Церковь, которая не только сама себя считала репрезентантом подлинного православия, но и действительно им являлась, редко заботилась о духовном просвещении народа. С ересями (проявлением народного религиозного творчества) она боролась в основном запретами и преследованиями, как это было и в Западной Европе. Но там в отличие от России развивалось построенное на греческой логике богословие. Почему религиозная энергия русского народа, породившая бесчисленные монастыри, большое количество святых и праведников, в то же время не пробуждала к творчеству религиозный логос, не развивала богословской мысли? Духовенство, выполнявшее роль интеллигенции в Московском царстве, взяло на себя миссию охранения доброй нравственности и государственности, а не христианского просвещения.

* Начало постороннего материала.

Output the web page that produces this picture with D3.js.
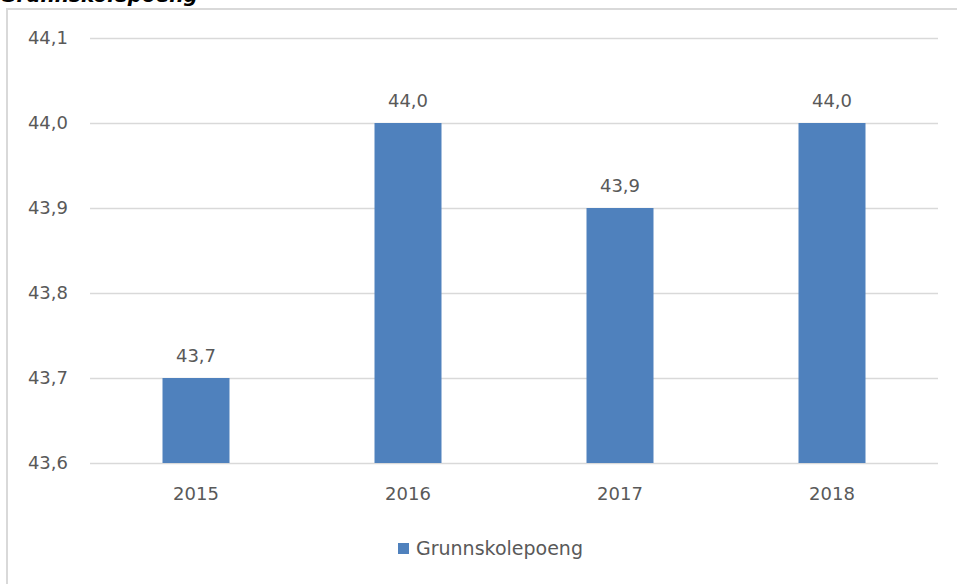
<!DOCTYPE html>
<html>
<head>
<meta charset="utf-8">
<script src="https://cdn.jsdelivr.net/npm/d3@7"></script>
<style>
  html, body { margin: 0; padding: 0; background: #fff; }
  svg { display: block; }
</style>
</head>
<body>
<svg id="chart" width="957" height="584"></svg>
<script>
const titleText = "Grunnskolepoeng";
const years = ["2015", "2016", "2017", "2018"];
const values = [43.7, 44.0, 43.9, 44.0];
const yTicks = [43.6, 43.7, 43.8, 43.9, 44.0, 44.1];
const seriesName = "Grunnskolepoeng";

const fmt = v => d3.format(".1f")(v).replace(".", ",");
const font = "'DejaVu Sans', sans-serif";
const textColor = "#595959";
const barColor = "#4f81bd";
const gridColor = "#d9d9d9";

const svg = d3.select("#chart");

// chart frame
svg.append("rect")
  .attr("x", 7).attr("y", 9)
  .attr("width", 1000).attr("height", 700)
  .attr("fill", "#fff")
  .attr("stroke", gridColor)
  .attr("stroke-width", 2);

// title (cut off at top, as in the reference)
svg.append("text")
  .attr("x", 0).attr("y", 2)
  .attr("font-family", font)
  .attr("font-weight", "bold")
  .attr("font-style", "italic")
  .attr("font-size", 20)
  .attr("fill", "#000")
  .text(titleText);

const x = d3.scaleBand()
  .domain(years)
  .range([90, 938])
  .paddingInner(0.684)
  .paddingOuter(0.342);

const y = d3.scaleLinear()
  .domain([43.6, 44.1])
  .range([463, 38]);

// gridlines + y labels via axis
const yAxis = d3.axisLeft(y)
  .tickValues(yTicks)
  .tickSize(-(938 - 90))
  .tickPadding(22)
  .tickFormat(fmt);

const gy = svg.append("g")
  .attr("transform", "translate(90,0)")
  .call(yAxis);
gy.select(".domain").remove();
gy.selectAll(".tick line").attr("stroke", gridColor).attr("stroke-width", 1.5);
gy.selectAll(".tick text")
  .attr("fill", textColor)
  .attr("font-family", font)
  .attr("font-size", 18);

// bars
svg.append("g").selectAll("rect")
  .data(years.map((d, i) => ({ year: d, value: values[i] })))
  .join("rect")
  .attr("x", d => x(d.year))
  .attr("y", d => y(d.value))
  .attr("width", x.bandwidth())
  .attr("height", d => y(43.6) - y(d.value))
  .attr("fill", barColor);

// value labels
svg.append("g").selectAll("text")
  .data(years.map((d, i) => ({ year: d, value: values[i] })))
  .join("text")
  .attr("x", d => x(d.year) + x.bandwidth() / 2)
  .attr("y", d => y(d.value) - 16)
  .attr("text-anchor", "middle")
  .attr("font-family", font)
  .attr("font-size", 18)
  .attr("fill", textColor)
  .text(d => fmt(d.value));

// x axis labels
const xAxis = d3.axisBottom(x).tickSize(0).tickPadding(24);
const gx = svg.append("g")
  .attr("transform", "translate(0,463)")
  .call(xAxis);
gx.select(".domain").remove();
gx.selectAll(".tick text")
  .attr("fill", textColor)
  .attr("font-family", font)
  .attr("font-size", 18);

// legend
const lg = svg.append("g");
lg.append("rect")
  .attr("x", 398).attr("y", 543)
  .attr("width", 11).attr("height", 11)
  .attr("fill", barColor);
lg.append("text")
  .attr("x", 416).attr("y", 555)
  .attr("font-family", font)
  .attr("font-size", 19)
  .attr("fill", textColor)
  .text(seriesName);
</script>
</body>
</html>
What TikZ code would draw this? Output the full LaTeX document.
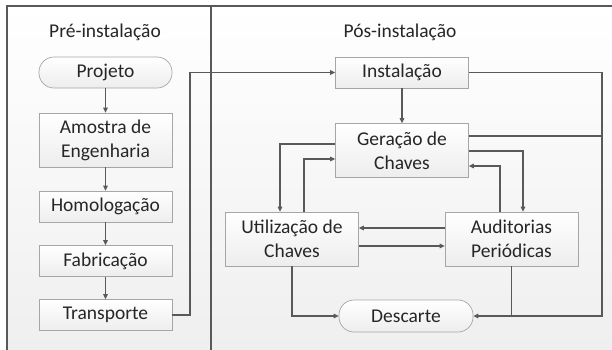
\documentclass[tikz,border=0pt]{standalone}
\usepackage{fontspec}
\setmainfont{Carlito}
\usetikzlibrary{arrows.meta,calc}
\definecolor{linec}{HTML}{595959}
\definecolor{boxline}{HTML}{A6A6A6}
\definecolor{txt}{HTML}{262626}
\begin{document}
\begin{tikzpicture}[x=1pt,y=-1pt,
  box/.style={draw=boxline, line width=0.7pt, top color=white, bottom color=gray!14,
    minimum width=133pt, minimum height=31pt, inner sep=0pt, align=center,
    font=\fontsize{19.5}{24}\selectfont, text=txt},
  tall/.style={minimum height=54pt},
  term/.style={rounded corners=15pt},
  conn/.style={draw=linec, line width=1.4pt},
  arr/.style={conn, -{Triangle[length=5pt,width=4.5pt]}},
  ttl/.style={font=\fontsize{19.5}{24}\selectfont, text=txt}]
\useasboundingbox (0,0) rectangle (612,349);
\clip (0,0) rectangle (612,349);
% panels
\shade[top color=white, bottom color=gray!13] (7,6) rectangle (620,360);
\draw[linec, line width=1.2pt] (7,360) -- (7,6) -- (620,6);
\draw[linec, line width=1.2pt] (211,6) -- (211,360);
\node[ttl] (t1) at (105,32) {Pré-instalação};
\node[ttl] (t2) at (400,32) {Pós-instalação};
% left column
\node[box,term] (proj) at (105.5,72.5) {Projeto};
\node[box,tall] (amo) at (105.5,140) {Amostra de\\Engenharia};
\node[box] (hom) at (105.5,206.5) {Homologação};
\node[box] (fab) at (105.5,261) {Fabricação};
\node[box] (tra) at (105.5,315) {Transporte};
% right side
\node[box] (ins) at (402,72.5) {Instalação};
\node[box,tall] (gen) at (402,150.5) {Geração de\\Chaves};
\node[box,tall] (uti) at (292,239) {Utilização de\\Chaves};
\node[box,tall] (aud) at (511.5,239) {Auditorias\\Periódicas};
\node[box,term,minimum width=134pt,minimum height=32pt] (des) at (406,316) {Descarte};
% helper coordinates
\coordinate (c1) at (190,72.5);
\coordinate (rr) at (602,316);
\coordinate (xa) at (523,0);
\coordinate (xb) at (500,0);
\coordinate (xc) at (280,0);
\coordinate (xd) at (304,0);
% left arrows
\draw[arr] (proj) -- (amo);
\draw[arr] (amo) -- (hom);
\draw[arr] (hom) -- (fab);
\draw[arr] (fab) -- (tra);
\draw[arr] (tra.east) -| (c1) -- (ins.west);
% right arrows
\draw[arr] (ins) -- (gen);
\draw[arr] (ins.east) -| (rr) -- (des.east);
\draw[conn] ([yshift=14.5pt]gen.east) -- ([yshift=14.5pt]gen.east -| rr);
\draw[arr] ([yshift=-0.5pt]gen.east) -| (aud.north -| xa);
\draw[arr] (aud.north -| xb) |- ([yshift=-15.5pt]gen.east);
\draw[arr] ([yshift=6.5pt]gen.west) -| (uti.north -| xc);
\draw[arr] (uti.north -| xd) |- ([yshift=-8.5pt]gen.west);
\draw[arr] ([yshift=11pt]aud.west) -- ([yshift=11pt]uti.east);
\draw[arr] ([yshift=-7pt]uti.east) -- ([yshift=-7pt]aud.west);
\draw[arr] (uti.south) |- (des.west);
\draw[conn] (aud.south) -- (aud.south |- rr);
\end{tikzpicture}
\end{document}
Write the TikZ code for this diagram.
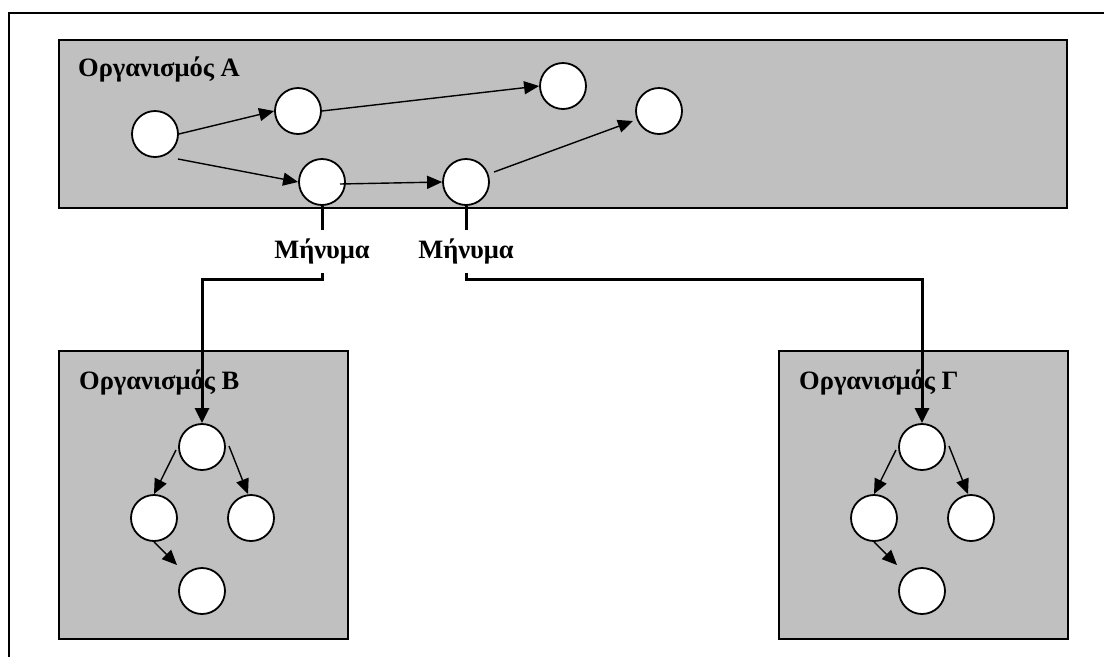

Это объясняется прежде всего отрывом культуры от ее античного источника как в языковом, так и в философском отношении. Если для народов Запада латинский язык был церковно и культурно общим, непосредственно связывая их с античностью, которая по мере усвоения древней культуры ощущалась на Западе как «своя», то на Руси греческая ученость ощущалась как чужая. Греческий язык, язык живого церковного предания и святоотеческих писаний, не стал языком богослужения. Таким образом, и философию, и логику России не довелось почерпнуть из эллинских и римских источников, Слово не стало плотью. Для появления догматического богословия, для описания и объяснения веры необходима была не только гораздо более интенсивная культурная связь с византийской и греческой ученостью, но и собственно философия как теория самостоятельного рассуждения, логика.
В русском средневековом сознании экуменические ценности христианства не получили словесного выражения, но нашли для себя воплощение в иконописи. Русские иконы XIII—XV вв. настолько насыщены богословскими интуициями, глубинными прозрениями религиозного сознания, что князь Е. Трубецкой охарактеризовал их как «умозрение в красках». «Если проследить развитие иконописного искусства на Руси, литературу о нем, споры и страстное стояние за религиозную «правду» в иконах (против внешнего «реализма»), наконец, трепетное охранение именно этого дивного художества в русском расколе, — все это проникновение религиозно-эстетического умозрения в самую толщу русского народа, — то это одно достаточно говорит, что религиозное сознание русских людей в Древней Руси вовсе не жило вне Логоса», — утверждает В. В. Зеньковский. И действительно, эстетизм — очень важная черта всего стиля и типа «русской веры», т. е. древнерусское мышление более образно, чем понятийно.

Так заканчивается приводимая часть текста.